Thursday, 23 September 2010

New-wave power station takes style tips from tuna
September 16, 2010

A project under way in the Seto Inland Sea aims to generate huge amounts of electricity from the energy of water currents, using streamlined turbines shaped like a tuna. Kiyomi Suzuki, president of the Hyogo Prefecture firm Nova Energy Co., sailed around the world in his former career as a ship captain and is taking a hands-on approach to leading the project. "Whenever I saw a tanker in the Persian Gulf. I had a sense of crisis about Japan's reliance on imported energy", Suzuki said.

The principle of tidal power generation is the same as that of hydroelectric power generation: Moving water rotates turbines that are connected to an electricity generator. Tidal power electricity generation projects pursued by other countries, such as Britain and South Korea, have been troubled by frequent occurrences of debris, such as driftwood and fishing nets, jamming or breaking turbine propellers. Suzuki realised the problem was due to the fixed position of the turbines--if they were able to move freely and follow changes in the direction of the current, debris would wash past the turbines, rather than becoming lodged in their propellers. "There are many obstacles in the sea", Suzuki said. "But the correct design can effectively deal with them".

Under Nova Energy's design, turbines are connected to electricity generators by a system of rotating axle joints. This enables a turbine to move on both vertical and horizontal axes, so that its body is always in line with the flow of the current. The design is ideal for the Seto Inland Sea, where the currents of up to 20 kph do not run in a uniform direction, because of the many small Islands within its waters. Ocean currents, on the other hand, have a continuous, unidirectional flow. The design, which is expected to have no negative impact on the marine ecosystem, may be included in plans for marine power plants being drawn up by the Economy. Trade and Industry Ministry.

Suzuki established Nova Energy in 2007, nine years after he quit his job as captain of a cargo vessel, to put his ideas for improved turbines into action. He conducted extensive tests of different designs in a water tank and in 2008, using 1.2-meter-long propellers made of light but strong reinforced plastic, he succeeded in generating electricity at a rate of 200 watts. The rotating-axle system proved to be a success--the turbines changed position to follow changes in the current, and were untroubled by passing debris.

Research into hydrodynamics by Prof.
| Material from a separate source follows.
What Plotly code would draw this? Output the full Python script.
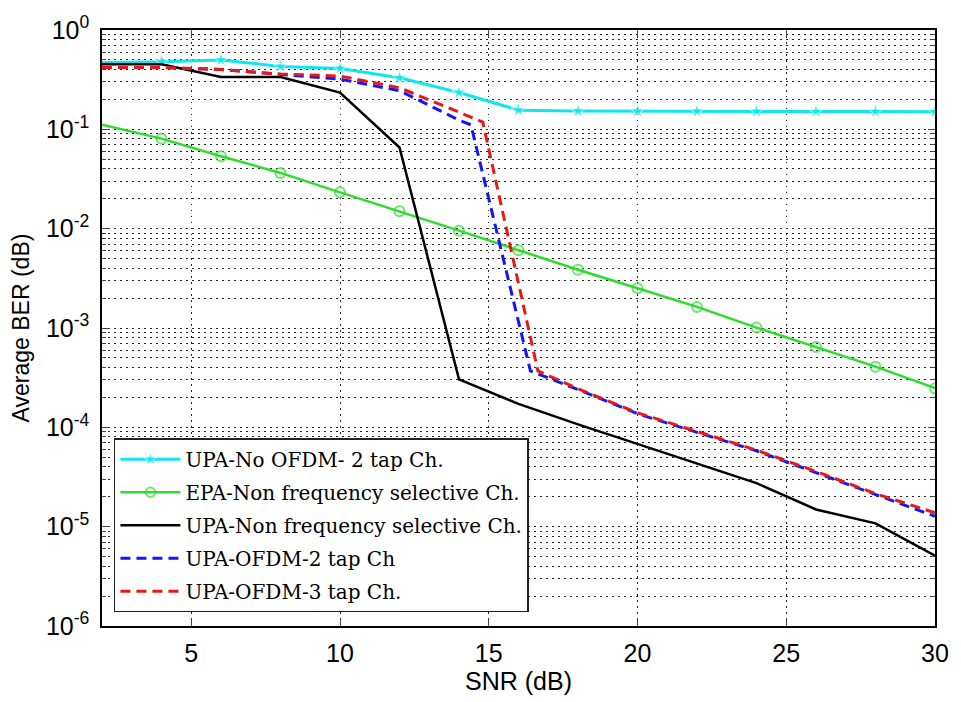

Deog Hee Doh of Korea Maritime University, who studied at the University of Tokyo, provided Suzuki's efforts with a great boost. By applying Deog's research, Suzuki found that power-generation efficiency increased by 30% by using turbines modeled on the distinctive, streamlined shape of tuna. The firm is currently experimenting with turbines equipped with six-meter-long propellers in the Akashi Strait in the Seto Inland Sea. The aim is to achieve a production capacity of more than 5kWs.

The Environment Ministry has commissioned the project to develop technology aimed at addressing global warming, and will provide 114 million yen in subsidies. Nova Energy plans to build a turbine with a 14-meter-long propeller by the end of this fiscal year, with a view to eventually developing a 25-meter-long model. The company has also set a goal of building a power station in the open sea, using large-propeller turbines to capture the energy of ocean currents, which it believes could be an attractive alternative to nuclear power. "We'll be able to build a large electric power plant with generation capacity of 1.6 millionkWs, the equivalent of a large nuclear power station, for half the cost of building a nuclear power plant", Suzuki predicted.